_OBJECTIVE_
Print the lines of the listing below verbatim from its first line through the line bearing "const REPAIR_VALUE = 1.0;". Any pictures are to be omitted.

-- COLLECTED DATA start --

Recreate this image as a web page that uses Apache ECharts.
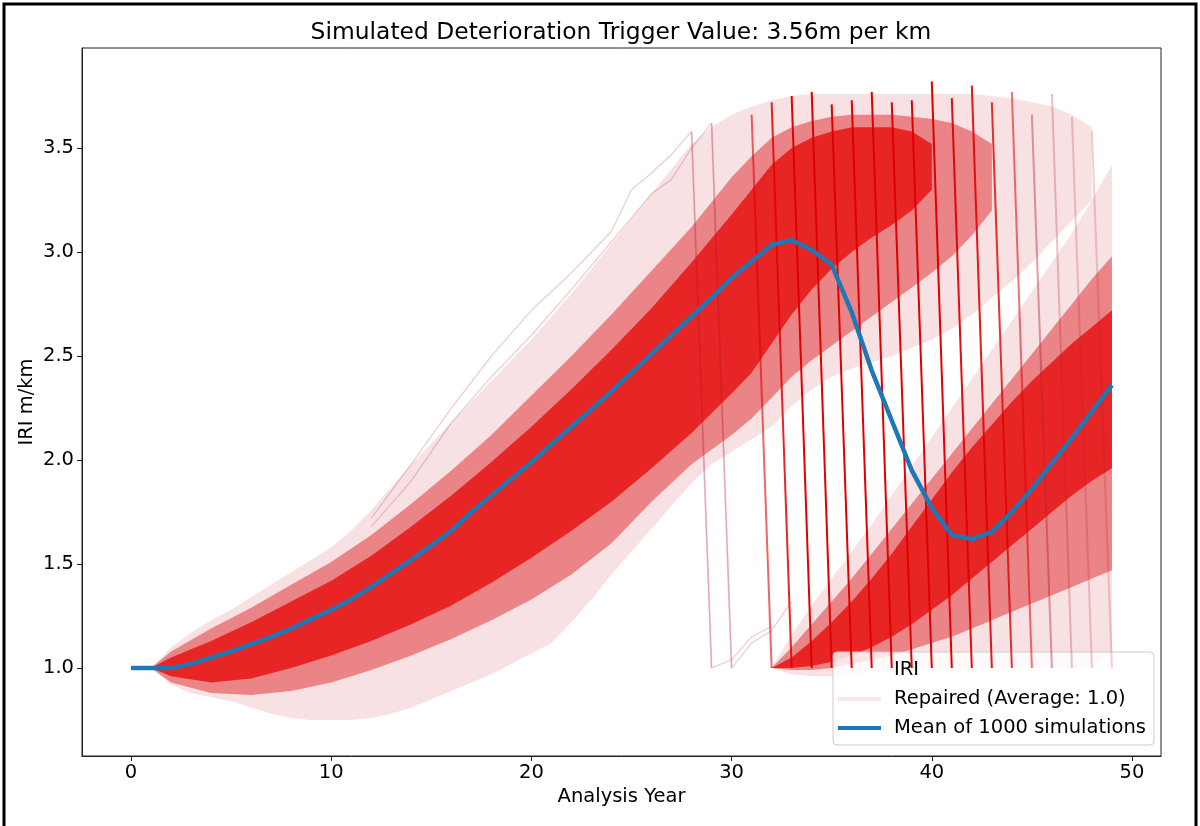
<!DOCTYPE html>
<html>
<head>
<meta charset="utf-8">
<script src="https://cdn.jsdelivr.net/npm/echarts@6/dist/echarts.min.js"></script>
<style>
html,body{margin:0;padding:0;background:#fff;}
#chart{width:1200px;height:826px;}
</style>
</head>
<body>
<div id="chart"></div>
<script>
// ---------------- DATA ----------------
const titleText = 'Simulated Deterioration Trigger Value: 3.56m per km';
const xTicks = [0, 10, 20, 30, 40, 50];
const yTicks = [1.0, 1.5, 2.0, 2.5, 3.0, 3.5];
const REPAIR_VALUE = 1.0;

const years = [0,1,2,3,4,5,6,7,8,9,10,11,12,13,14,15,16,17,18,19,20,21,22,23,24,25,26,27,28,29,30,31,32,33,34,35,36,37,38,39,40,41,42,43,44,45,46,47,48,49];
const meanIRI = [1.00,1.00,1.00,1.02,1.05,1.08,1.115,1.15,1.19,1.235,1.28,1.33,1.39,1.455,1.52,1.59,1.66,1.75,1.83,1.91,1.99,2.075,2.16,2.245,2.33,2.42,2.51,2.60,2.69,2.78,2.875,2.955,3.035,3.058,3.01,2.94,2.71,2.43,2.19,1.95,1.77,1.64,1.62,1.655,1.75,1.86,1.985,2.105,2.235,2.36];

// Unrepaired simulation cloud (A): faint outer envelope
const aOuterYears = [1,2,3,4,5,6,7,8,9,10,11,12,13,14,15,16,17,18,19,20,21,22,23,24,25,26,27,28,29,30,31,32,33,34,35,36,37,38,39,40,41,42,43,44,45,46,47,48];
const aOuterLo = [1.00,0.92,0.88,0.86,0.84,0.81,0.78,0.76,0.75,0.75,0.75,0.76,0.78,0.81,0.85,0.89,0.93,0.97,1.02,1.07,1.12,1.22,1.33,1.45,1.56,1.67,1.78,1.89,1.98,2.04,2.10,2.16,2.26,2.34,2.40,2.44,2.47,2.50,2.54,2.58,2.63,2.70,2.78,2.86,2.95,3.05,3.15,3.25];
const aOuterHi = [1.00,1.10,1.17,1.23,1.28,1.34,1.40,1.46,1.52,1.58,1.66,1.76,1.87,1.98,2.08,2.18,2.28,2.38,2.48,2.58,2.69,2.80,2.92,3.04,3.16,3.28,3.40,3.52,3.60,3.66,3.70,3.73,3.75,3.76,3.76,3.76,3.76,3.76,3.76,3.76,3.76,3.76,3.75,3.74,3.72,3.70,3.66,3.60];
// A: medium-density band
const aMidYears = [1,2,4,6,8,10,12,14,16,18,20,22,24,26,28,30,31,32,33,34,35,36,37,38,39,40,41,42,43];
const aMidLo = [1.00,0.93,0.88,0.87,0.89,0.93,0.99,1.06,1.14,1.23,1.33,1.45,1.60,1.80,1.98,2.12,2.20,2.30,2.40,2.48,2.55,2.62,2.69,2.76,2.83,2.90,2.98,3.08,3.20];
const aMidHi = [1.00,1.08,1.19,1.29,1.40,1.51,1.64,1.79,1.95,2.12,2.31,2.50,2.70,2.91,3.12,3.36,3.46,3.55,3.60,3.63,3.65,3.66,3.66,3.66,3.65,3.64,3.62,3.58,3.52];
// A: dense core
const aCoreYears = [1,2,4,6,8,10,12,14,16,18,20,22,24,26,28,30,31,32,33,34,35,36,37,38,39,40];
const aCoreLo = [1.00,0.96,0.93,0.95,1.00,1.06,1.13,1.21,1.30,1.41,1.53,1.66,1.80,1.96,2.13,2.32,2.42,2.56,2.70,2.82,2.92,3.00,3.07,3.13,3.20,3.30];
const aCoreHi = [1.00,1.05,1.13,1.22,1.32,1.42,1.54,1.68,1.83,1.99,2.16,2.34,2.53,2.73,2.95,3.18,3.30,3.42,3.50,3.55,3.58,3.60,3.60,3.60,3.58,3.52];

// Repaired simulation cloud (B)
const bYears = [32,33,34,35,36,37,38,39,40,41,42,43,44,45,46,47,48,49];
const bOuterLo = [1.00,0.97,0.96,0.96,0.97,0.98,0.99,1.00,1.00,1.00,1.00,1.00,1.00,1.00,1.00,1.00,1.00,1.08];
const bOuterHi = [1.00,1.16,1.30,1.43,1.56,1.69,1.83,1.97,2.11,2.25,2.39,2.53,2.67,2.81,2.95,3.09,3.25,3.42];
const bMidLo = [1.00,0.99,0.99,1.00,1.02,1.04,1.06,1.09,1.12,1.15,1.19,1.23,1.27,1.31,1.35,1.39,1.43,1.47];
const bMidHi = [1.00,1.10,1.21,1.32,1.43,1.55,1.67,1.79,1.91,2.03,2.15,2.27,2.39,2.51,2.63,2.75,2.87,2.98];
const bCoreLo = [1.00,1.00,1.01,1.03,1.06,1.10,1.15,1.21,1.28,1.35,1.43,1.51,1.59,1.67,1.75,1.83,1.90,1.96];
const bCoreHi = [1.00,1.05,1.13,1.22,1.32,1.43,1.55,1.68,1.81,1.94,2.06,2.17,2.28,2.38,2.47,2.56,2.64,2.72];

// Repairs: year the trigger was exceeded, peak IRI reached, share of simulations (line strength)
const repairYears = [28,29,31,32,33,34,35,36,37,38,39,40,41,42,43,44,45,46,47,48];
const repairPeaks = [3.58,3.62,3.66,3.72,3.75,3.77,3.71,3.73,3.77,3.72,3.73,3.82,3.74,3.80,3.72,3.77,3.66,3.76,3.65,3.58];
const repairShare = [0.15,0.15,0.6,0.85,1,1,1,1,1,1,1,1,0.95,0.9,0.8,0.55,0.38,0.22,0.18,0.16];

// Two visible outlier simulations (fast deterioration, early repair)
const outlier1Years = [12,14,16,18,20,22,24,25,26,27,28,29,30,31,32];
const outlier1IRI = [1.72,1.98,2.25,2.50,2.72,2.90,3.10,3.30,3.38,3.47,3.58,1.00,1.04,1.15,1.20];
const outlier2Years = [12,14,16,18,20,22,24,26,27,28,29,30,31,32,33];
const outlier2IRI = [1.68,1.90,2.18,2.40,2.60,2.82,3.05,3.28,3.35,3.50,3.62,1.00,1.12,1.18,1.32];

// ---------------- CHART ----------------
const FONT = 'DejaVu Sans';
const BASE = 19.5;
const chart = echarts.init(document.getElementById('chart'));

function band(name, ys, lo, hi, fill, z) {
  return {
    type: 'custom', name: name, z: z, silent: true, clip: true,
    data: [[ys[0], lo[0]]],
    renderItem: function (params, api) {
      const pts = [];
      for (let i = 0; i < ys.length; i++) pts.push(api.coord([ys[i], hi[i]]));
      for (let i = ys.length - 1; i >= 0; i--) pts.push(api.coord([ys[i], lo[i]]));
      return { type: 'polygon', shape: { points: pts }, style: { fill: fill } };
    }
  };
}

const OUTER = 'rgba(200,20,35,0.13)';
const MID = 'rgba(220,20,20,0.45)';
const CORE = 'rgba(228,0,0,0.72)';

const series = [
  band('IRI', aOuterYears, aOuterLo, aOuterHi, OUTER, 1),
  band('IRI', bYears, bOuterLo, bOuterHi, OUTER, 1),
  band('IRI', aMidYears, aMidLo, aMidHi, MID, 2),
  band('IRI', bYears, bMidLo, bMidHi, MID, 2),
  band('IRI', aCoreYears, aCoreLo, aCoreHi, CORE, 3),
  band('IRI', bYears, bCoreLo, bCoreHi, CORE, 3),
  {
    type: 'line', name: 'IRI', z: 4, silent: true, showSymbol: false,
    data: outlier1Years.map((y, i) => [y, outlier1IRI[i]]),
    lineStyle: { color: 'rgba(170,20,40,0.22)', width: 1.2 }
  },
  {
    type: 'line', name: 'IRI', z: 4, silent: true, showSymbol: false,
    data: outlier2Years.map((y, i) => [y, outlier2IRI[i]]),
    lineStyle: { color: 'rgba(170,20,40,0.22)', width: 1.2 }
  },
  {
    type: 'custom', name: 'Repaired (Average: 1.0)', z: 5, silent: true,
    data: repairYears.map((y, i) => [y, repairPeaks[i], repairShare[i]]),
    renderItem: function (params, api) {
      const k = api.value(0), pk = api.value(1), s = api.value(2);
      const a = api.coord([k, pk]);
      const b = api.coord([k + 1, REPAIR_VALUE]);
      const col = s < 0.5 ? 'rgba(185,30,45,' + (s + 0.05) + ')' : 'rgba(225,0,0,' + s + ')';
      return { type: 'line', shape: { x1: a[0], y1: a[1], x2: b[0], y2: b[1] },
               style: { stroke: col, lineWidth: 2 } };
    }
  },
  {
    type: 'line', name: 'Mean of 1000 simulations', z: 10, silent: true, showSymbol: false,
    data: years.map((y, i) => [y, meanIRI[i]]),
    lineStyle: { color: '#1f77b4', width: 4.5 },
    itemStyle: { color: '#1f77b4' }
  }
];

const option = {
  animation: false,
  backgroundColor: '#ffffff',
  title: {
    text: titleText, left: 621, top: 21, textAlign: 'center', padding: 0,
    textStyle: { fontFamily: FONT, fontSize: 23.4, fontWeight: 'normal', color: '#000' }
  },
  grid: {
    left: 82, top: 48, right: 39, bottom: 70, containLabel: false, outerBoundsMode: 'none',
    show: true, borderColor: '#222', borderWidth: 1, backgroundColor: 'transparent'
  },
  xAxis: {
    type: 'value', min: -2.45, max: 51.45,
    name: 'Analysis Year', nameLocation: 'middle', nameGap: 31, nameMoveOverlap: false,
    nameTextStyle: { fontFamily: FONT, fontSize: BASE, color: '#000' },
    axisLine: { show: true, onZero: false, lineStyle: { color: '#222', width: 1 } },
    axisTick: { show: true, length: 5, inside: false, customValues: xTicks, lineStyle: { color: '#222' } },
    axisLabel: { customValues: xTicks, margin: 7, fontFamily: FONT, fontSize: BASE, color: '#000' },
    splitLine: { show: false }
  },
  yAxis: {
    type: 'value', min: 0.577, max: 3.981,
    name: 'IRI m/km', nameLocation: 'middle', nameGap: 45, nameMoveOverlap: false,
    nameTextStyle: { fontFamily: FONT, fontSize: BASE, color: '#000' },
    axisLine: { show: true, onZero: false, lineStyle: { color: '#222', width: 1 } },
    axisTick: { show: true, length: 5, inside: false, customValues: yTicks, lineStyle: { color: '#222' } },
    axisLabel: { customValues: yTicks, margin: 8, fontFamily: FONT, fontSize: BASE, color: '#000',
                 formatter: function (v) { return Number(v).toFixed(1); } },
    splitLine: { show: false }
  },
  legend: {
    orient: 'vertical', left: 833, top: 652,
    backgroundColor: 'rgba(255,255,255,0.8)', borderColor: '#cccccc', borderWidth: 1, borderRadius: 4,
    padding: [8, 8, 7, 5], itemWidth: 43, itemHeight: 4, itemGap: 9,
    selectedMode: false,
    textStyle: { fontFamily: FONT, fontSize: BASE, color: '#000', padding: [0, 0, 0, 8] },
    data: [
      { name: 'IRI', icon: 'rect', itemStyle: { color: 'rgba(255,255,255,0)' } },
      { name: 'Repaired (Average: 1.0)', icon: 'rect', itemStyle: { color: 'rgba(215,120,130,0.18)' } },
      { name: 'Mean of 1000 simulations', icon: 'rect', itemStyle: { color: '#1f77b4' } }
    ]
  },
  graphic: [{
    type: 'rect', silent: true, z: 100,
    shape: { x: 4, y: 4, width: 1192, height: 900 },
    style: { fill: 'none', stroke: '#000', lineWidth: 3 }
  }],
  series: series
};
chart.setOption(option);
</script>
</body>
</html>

-- COLLECTED DATA end --

_RESULT OF THE EXERCISE_
Recreate this image as a web page that uses Apache ECharts.
<!DOCTYPE html>
<html>
<head>
<meta charset="utf-8">
<script src="https://cdn.jsdelivr.net/npm/echarts@6/dist/echarts.min.js"></script>
<style>
html,body{margin:0;padding:0;background:#fff;}
#chart{width:1200px;height:826px;}
</style>
</head>
<body>
<div id="chart"></div>
<script>
// ---------------- DATA ----------------
const titleText = 'Simulated Deterioration Trigger Value: 3.56m per km';
const xTicks = [0, 10, 20, 30, 40, 50];
const yTicks = [1.0, 1.5, 2.0, 2.5, 3.0, 3.5];
const REPAIR_VALUE = 1.0;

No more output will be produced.